-- start PROVIDED MATERIAL --

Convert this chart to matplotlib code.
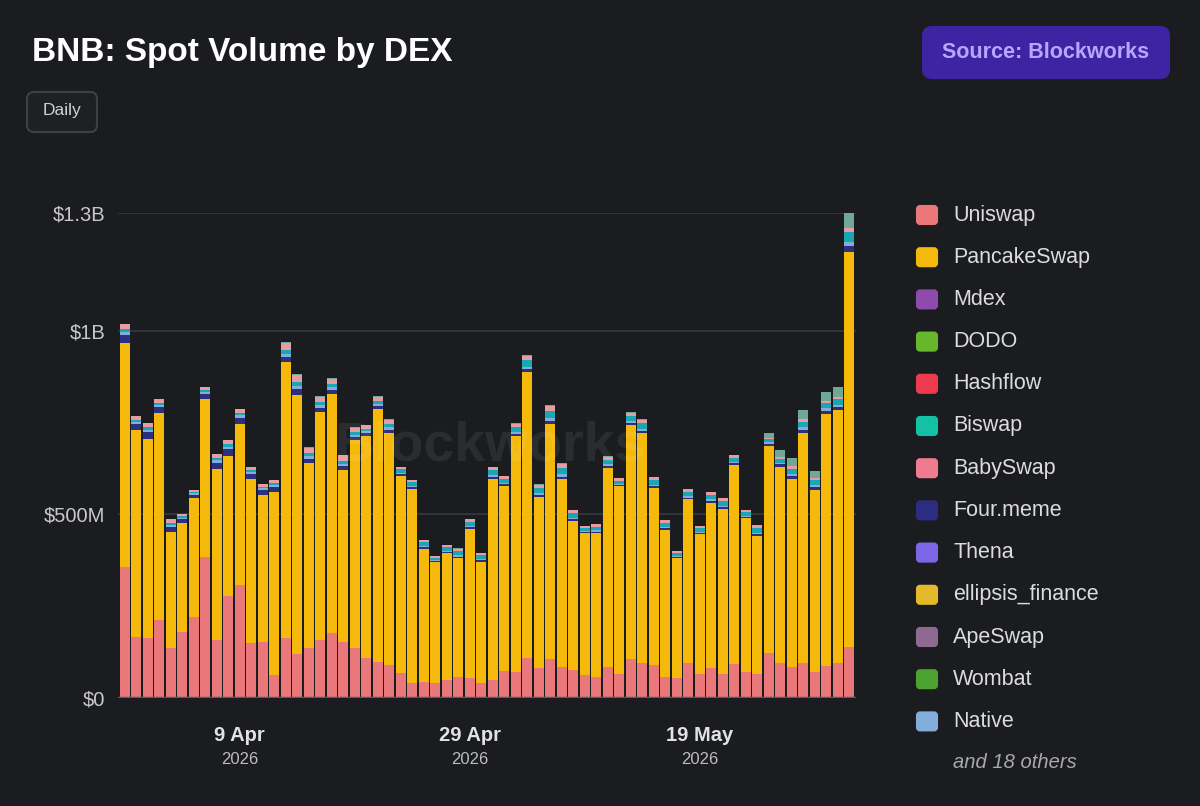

-- end PROVIDED MATERIAL --
-- start PROVIDED MATERIAL --

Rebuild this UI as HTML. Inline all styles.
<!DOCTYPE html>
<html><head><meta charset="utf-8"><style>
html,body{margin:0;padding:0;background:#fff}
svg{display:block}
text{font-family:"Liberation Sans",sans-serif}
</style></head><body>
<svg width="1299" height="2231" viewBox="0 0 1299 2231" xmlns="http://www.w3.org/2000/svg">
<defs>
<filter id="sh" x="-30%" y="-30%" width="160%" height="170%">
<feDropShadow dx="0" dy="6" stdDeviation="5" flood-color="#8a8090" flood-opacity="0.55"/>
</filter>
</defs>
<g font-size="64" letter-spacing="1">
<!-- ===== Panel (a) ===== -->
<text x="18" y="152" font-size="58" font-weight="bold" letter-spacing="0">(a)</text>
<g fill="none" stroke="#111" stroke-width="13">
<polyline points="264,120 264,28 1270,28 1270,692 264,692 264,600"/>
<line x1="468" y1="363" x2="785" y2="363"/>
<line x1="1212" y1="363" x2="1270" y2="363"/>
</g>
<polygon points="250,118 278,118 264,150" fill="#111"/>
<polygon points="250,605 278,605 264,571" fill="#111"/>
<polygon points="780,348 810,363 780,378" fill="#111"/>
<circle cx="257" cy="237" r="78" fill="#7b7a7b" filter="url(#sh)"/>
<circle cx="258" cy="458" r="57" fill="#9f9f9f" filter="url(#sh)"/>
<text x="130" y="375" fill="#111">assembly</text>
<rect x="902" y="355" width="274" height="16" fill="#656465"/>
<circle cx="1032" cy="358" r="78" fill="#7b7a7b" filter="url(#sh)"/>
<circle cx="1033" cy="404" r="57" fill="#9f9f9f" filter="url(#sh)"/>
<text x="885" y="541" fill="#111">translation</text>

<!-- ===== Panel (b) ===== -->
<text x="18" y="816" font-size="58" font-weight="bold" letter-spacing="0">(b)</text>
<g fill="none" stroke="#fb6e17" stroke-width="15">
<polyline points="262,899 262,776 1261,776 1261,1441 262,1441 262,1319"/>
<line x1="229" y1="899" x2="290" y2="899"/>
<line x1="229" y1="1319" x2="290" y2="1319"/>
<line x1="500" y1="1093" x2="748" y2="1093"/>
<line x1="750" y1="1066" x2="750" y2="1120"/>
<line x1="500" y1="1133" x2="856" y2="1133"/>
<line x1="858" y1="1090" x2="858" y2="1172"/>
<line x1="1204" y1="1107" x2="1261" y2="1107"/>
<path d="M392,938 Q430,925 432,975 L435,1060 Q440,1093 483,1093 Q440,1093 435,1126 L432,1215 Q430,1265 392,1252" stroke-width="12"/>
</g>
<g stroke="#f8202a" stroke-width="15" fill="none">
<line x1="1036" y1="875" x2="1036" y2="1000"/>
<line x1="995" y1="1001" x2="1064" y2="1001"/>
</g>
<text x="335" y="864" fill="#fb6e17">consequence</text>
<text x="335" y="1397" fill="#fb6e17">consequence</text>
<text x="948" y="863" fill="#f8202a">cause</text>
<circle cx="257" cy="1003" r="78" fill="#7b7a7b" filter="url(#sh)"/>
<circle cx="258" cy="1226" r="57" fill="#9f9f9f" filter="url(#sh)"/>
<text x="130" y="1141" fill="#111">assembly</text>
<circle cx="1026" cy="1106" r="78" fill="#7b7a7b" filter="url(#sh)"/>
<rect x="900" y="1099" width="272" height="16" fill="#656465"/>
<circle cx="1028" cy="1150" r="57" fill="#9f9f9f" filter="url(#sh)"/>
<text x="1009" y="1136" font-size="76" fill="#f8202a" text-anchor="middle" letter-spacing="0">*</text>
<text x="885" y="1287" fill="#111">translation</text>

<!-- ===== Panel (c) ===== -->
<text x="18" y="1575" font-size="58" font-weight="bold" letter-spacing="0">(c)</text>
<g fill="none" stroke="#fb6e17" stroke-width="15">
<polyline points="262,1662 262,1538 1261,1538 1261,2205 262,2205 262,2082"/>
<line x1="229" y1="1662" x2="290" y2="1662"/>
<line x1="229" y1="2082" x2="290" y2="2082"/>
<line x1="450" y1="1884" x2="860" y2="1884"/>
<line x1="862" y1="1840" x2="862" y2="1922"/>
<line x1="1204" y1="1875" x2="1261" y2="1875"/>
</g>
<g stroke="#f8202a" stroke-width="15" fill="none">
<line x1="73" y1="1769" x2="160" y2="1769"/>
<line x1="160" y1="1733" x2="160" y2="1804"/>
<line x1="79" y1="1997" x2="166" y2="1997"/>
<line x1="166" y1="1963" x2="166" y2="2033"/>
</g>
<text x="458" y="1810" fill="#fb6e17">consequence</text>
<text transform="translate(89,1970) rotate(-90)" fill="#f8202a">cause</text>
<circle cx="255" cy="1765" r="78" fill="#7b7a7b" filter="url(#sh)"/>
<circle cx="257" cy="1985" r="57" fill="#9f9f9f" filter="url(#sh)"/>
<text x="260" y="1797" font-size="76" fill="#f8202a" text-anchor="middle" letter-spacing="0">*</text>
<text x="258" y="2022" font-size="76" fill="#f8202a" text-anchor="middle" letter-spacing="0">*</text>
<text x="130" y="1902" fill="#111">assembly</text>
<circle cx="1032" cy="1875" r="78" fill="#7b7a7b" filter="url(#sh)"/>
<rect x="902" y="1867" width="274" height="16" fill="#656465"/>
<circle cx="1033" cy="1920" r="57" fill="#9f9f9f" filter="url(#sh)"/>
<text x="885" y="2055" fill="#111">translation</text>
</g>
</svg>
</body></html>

-- end PROVIDED MATERIAL --

Answer with one number: how many lines of the entries above include the word "this".

2